● **EXERCISE REQUIREMENTS**
Copy each line below exactly and leave the pictures out.

(Entries with chart source code)
##########

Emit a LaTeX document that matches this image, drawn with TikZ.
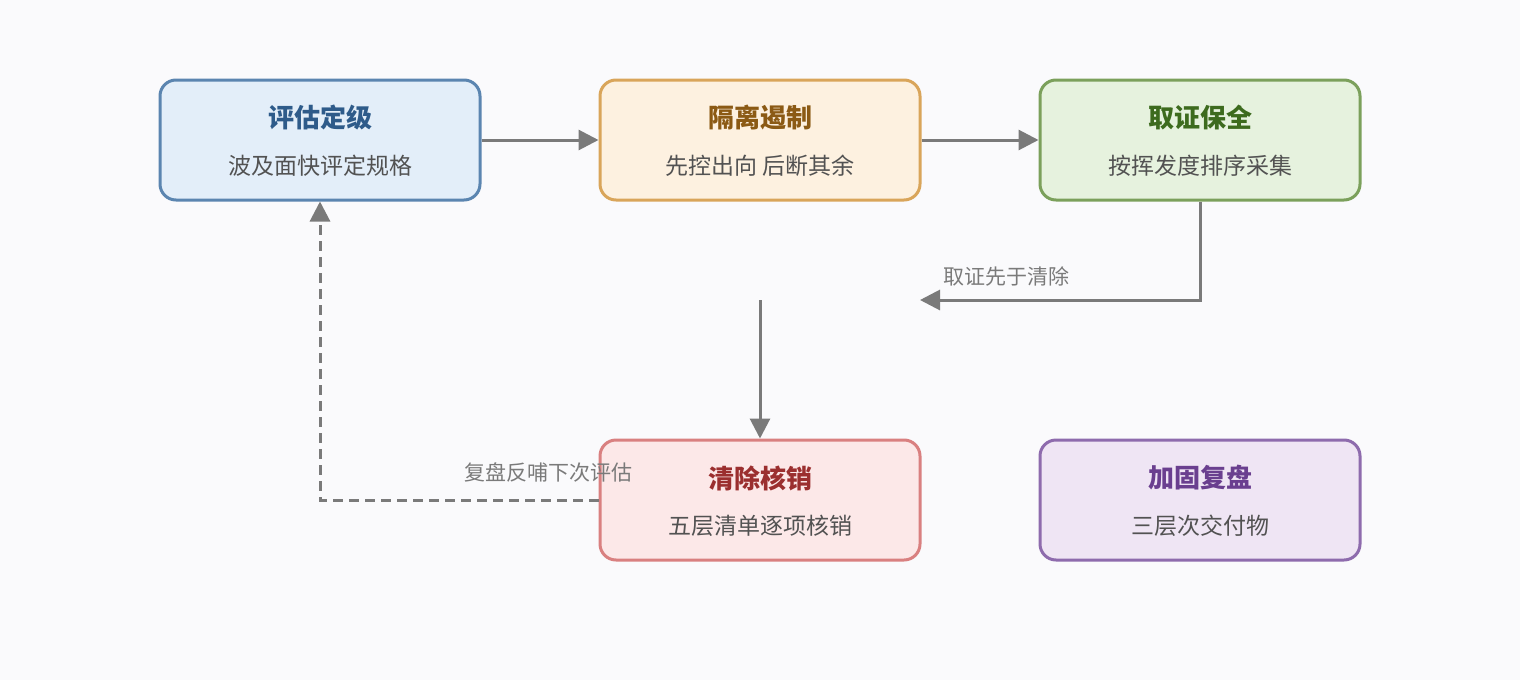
\documentclass[tikz,border=0pt]{standalone}
\usepackage{fontspec}
\setmainfont{Noto Sans CJK SC}
\usetikzlibrary{arrows.meta}
\definecolor{bg}{HTML}{FAFAFC}
\definecolor{ag}{HTML}{7A7A7A}
\definecolor{ad}{HTML}{5B85B0}\definecolor{af}{HTML}{E3EEF9}\definecolor{at}{HTML}{2E5B8A}
\definecolor{bd}{HTML}{D9A55A}\definecolor{bf}{HTML}{FDF1E0}\definecolor{bt}{HTML}{8B5A14}
\definecolor{cd}{HTML}{7BA05B}\definecolor{cf}{HTML}{E6F2DE}\definecolor{ct}{HTML}{3D6B1E}
\definecolor{dd}{HTML}{D98080}\definecolor{df}{HTML}{FCE8E8}\definecolor{dt}{HTML}{9B2F2F}
\definecolor{ed}{HTML}{8E6BAD}\definecolor{ef}{HTML}{EFE5F4}\definecolor{et}{HTML}{6A3F8F}
\tikzset{
 box/.style={draw, line width=3pt, rounded corners=16pt, minimum width=320pt, minimum height=120pt},
 ttl/.style={font=\fontsize{26}{30}\selectfont\bfseries},
 sub/.style={font=\fontsize{23}{28}\selectfont, text=black!68},
 arr/.style={draw=ag, line width=3pt, -{Triangle[length=20pt,width=20pt]}},
 lbl/.style={font=\fontsize{21}{25}\selectfont, text=ag},
}
\newcommand{\mybox}[8]{%
 \node[box, draw=#4, fill=#5] (#1) at (#2,#3) {};
 \node[ttl, text=#6] (#1t) at (#2,#3-22) {#7};
 \node[sub] (#1s) at (#2,#3+26) {#8};}
\begin{document}
\begin{tikzpicture}[x=1pt,y=-1pt]
\fill[bg] (0,0) rectangle (1520,680);
\useasboundingbox (0,0) rectangle (1520,680);
\mybox{a}{320}{140}{ad}{af}{at}{评估定级}{波及面快评定规格}
\mybox{b}{760}{140}{bd}{bf}{bt}{隔离遏制}{先控出向 后断其余}
\mybox{c}{1200}{140}{cd}{cf}{ct}{取证保全}{按挥发度排序采集}
\mybox{d}{760}{500}{dd}{df}{dt}{清除核销}{五层清单逐项核销}
\mybox{e}{1200}{500}{ed}{ef}{et}{加固复盘}{三层次交付物}
\coordinate (p1) at (920,300);
\coordinate (p2) at (760,300);
\draw[arr] (a) -- (b);
\draw[arr] (b) -- (c);
\draw[arr] (c.south) |- (p1);
\draw[arr] (p2) -- (d.north);
\draw[arr, dash pattern=on 10pt off 6pt] (d.west) -| (a.south);
\node[lbl] (l1) at (1006,276) {取证先于清除};
\node[lbl] (l2) at (548,472) {复盘反哺下次评估};
\end{tikzpicture}
\end{document}
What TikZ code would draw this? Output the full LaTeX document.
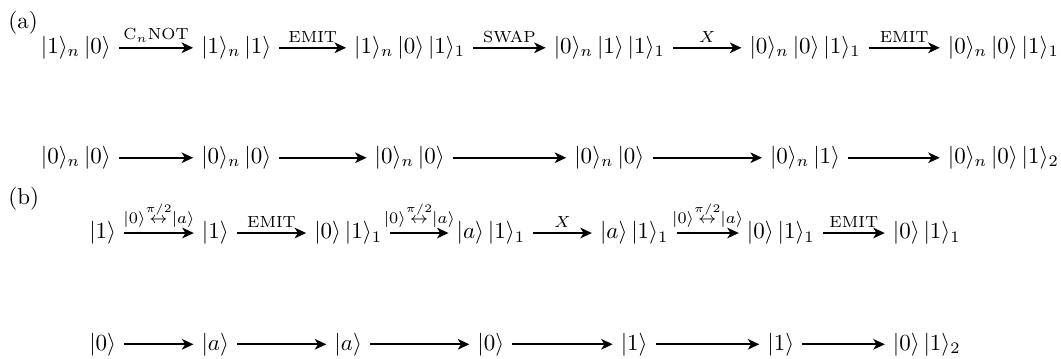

##########

● **ANSWER TO THE PROBLEM**
Emit a LaTeX document that matches this image, drawn with TikZ.
\documentclass[tikz,border=0pt]{standalone}
\usepackage{fontspec}
\setmainfont{Noto Sans CJK SC}
\usetikzlibrary{arrows.meta}
\definecolor{bg}{HTML}{FAFAFC}
\definecolor{ag}{HTML}{7A7A7A}
\definecolor{ad}{HTML}{5B85B0}\definecolor{af}{HTML}{E3EEF9}\definecolor{at}{HTML}{2E5B8A}
\definecolor{bd}{HTML}{D9A55A}\definecolor{bf}{HTML}{FDF1E0}\definecolor{bt}{HTML}{8B5A14}
\definecolor{cd}{HTML}{7BA05B}\definecolor{cf}{HTML}{E6F2DE}\definecolor{ct}{HTML}{3D6B1E}
\definecolor{dd}{HTML}{D98080}\definecolor{df}{HTML}{FCE8E8}\definecolor{dt}{HTML}{9B2F2F}
\definecolor{ed}{HTML}{8E6BAD}\definecolor{ef}{HTML}{EFE5F4}\definecolor{et}{HTML}{6A3F8F}
\tikzset{
 box/.style={draw, line width=3pt, rounded corners=16pt, minimum width=320pt, minimum height=120pt},
 ttl/.style={font=\fontsize{26}{30}\selectfont\bfseries},
 sub/.style={font=\fontsize{23}{28}\selectfont, text=black!68},
 arr/.style={draw=ag, line width=3pt, -{Triangle[length=20pt,width=20pt]}},
 lbl/.style={font=\fontsize{21}{25}\selectfont, text=ag},
}
\newcommand{\mybox}[8]{%
 \node[box, draw=#4, fill=#5] (#1) at (#2,#3) {};
 \node[ttl, text=#6] (#1t) at (#2,#3-22) {#7};
 \node[sub] (#1s) at (#2,#3+26) {#8};}
\begin{document}
\begin{tikzpicture}[x=1pt,y=-1pt]
\fill[bg] (0,0) rectangle (1520,680);
\useasboundingbox (0,0) rectangle (1520,680);
\mybox{a}{320}{140}{ad}{af}{at}{评估定级}{波及面快评定规格}
\mybox{b}{760}{140}{bd}{bf}{bt}{隔离遏制}{先控出向 后断其余}
\mybox{c}{1200}{140}{cd}{cf}{ct}{取证保全}{按挥发度排序采集}
\mybox{d}{760}{500}{dd}{df}{dt}{清除核销}{五层清单逐项核销}
\mybox{e}{1200}{500}{ed}{ef}{et}{加固复盘}{三层次交付物}
\coordinate (p1) at (920,300);
\coordinate (p2) at (760,300);
\draw[arr] (a) -- (b);
\draw[arr] (b) -- (c);
\draw[arr] (c.south) |- (p1);
\draw[arr] (p2) -- (d.north);
\draw[arr, dash pattern=on 10pt off 6pt] (d.west) -| (a.south);
\node[lbl] (l1) at (1006,276) {取证先于清除};
\node[lbl] (l2) at (548,472) {复盘反哺下次评估};
\end{tikzpicture}
\end{document}
What TikZ code would draw this? Output the full LaTeX document.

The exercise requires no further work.